| Exercise directions |
Scan the listing below and copy every line holding "that".

(Lines of data)
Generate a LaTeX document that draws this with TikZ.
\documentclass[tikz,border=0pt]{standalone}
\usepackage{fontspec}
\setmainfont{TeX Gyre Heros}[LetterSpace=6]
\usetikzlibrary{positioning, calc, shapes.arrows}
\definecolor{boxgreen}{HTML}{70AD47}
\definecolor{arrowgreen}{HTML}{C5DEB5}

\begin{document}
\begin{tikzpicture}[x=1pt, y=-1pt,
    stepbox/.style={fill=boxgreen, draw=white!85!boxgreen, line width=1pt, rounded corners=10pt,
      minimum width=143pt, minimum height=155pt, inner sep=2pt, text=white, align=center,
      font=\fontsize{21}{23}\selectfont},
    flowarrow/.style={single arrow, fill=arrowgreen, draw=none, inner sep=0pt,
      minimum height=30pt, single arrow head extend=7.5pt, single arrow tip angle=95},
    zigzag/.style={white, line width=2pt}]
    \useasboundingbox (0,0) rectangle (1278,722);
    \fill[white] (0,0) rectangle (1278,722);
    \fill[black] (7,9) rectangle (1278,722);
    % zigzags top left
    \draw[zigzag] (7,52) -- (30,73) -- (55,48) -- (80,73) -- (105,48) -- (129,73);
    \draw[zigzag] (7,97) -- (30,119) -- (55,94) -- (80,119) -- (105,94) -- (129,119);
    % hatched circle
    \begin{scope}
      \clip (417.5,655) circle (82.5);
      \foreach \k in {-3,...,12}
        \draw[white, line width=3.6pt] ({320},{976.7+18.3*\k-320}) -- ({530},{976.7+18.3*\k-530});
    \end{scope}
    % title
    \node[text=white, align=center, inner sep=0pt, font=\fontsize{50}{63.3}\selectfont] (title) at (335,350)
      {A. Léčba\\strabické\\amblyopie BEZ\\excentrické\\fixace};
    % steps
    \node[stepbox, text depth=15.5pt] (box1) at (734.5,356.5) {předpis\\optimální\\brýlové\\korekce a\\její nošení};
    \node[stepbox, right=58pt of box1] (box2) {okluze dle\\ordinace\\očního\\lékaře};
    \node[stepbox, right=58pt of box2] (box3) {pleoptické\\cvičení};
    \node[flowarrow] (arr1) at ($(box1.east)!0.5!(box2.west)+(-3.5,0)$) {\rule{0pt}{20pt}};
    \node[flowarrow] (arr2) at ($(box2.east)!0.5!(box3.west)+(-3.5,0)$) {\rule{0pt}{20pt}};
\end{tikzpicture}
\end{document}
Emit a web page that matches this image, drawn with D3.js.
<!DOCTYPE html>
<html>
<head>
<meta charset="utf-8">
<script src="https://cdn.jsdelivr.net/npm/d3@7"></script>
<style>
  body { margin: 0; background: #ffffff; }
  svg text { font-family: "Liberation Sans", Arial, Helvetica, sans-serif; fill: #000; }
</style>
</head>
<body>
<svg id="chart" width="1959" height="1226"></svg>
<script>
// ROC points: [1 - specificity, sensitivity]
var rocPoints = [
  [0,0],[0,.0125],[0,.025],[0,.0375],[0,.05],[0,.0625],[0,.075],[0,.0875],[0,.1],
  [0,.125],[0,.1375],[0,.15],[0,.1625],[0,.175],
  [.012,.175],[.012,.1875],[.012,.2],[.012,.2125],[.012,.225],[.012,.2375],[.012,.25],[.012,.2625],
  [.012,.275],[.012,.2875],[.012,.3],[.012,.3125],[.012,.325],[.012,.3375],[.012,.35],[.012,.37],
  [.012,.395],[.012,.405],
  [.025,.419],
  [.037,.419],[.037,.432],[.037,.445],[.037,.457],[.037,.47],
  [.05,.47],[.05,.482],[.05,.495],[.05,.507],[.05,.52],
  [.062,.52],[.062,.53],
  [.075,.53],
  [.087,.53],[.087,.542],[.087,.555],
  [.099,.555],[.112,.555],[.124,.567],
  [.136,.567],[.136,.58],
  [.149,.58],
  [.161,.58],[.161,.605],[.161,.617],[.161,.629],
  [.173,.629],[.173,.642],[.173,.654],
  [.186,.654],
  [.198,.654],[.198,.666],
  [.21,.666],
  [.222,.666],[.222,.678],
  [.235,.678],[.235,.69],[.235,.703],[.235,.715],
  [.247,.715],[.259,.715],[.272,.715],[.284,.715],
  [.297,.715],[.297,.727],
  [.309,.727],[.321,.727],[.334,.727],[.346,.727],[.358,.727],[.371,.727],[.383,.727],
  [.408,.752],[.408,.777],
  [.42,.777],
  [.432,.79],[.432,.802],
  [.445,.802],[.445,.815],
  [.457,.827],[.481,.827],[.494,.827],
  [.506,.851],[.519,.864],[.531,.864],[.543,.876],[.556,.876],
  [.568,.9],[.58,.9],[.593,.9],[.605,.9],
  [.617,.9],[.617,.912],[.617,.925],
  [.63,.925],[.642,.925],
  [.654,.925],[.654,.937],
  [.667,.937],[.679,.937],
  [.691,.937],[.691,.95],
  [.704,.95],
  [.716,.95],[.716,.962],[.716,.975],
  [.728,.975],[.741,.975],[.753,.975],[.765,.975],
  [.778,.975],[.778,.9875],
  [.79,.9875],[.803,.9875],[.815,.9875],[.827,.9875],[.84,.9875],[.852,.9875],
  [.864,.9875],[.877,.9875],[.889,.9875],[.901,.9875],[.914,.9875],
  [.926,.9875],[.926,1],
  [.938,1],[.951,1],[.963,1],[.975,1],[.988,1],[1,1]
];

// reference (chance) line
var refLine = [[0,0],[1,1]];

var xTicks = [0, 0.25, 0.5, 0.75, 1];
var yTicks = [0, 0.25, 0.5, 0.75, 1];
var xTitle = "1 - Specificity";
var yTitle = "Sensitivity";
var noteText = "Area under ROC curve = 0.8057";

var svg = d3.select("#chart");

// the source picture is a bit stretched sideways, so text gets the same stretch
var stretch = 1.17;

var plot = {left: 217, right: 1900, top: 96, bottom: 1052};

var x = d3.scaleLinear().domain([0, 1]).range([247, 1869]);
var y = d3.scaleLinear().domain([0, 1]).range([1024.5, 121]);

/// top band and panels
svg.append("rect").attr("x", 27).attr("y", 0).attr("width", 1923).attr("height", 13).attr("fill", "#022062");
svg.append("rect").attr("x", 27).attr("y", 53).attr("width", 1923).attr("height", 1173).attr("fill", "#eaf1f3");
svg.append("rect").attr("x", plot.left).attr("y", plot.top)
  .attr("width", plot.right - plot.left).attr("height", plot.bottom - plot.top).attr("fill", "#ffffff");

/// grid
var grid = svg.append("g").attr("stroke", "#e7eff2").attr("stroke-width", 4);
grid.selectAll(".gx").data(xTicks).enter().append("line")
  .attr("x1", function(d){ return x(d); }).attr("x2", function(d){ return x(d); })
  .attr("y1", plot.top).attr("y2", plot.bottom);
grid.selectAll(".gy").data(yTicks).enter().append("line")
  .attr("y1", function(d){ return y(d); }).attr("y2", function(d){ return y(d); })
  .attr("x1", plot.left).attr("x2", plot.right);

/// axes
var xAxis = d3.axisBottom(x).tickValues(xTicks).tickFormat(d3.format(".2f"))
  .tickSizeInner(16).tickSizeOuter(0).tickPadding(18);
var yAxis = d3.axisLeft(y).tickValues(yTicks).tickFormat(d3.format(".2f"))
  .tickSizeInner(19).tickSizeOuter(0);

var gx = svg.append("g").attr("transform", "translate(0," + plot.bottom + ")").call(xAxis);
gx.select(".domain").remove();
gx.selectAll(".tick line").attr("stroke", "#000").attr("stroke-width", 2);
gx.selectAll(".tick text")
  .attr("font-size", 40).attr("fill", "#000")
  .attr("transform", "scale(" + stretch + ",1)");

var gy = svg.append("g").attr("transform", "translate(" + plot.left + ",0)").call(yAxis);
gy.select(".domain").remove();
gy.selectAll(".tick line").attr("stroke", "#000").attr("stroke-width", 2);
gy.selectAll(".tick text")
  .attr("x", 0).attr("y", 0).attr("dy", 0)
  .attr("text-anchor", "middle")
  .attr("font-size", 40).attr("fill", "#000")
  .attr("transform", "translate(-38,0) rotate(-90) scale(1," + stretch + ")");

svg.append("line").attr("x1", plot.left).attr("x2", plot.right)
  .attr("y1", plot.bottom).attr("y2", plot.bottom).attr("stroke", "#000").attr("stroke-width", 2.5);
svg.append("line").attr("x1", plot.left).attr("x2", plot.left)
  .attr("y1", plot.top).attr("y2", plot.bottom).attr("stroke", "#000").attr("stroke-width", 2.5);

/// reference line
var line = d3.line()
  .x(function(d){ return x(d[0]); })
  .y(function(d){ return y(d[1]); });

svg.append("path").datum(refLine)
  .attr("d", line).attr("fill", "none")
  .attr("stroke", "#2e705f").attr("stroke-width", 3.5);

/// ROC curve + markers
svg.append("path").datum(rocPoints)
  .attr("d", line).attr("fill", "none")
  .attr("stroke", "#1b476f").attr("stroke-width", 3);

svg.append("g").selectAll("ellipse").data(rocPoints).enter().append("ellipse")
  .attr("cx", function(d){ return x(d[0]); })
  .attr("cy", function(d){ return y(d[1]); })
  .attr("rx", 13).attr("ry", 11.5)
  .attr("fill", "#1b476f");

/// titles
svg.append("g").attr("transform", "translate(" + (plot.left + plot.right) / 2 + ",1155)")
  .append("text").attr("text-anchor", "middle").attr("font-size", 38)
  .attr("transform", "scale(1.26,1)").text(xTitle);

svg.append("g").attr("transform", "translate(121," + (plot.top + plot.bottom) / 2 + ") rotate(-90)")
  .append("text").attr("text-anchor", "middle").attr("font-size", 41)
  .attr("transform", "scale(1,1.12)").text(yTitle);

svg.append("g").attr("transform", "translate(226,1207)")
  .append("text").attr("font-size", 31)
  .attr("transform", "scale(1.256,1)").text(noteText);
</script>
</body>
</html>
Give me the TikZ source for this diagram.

| Task answer |
Generate a LaTeX document that draws this with TikZ.
Emit a web page that matches this image, drawn with D3.js.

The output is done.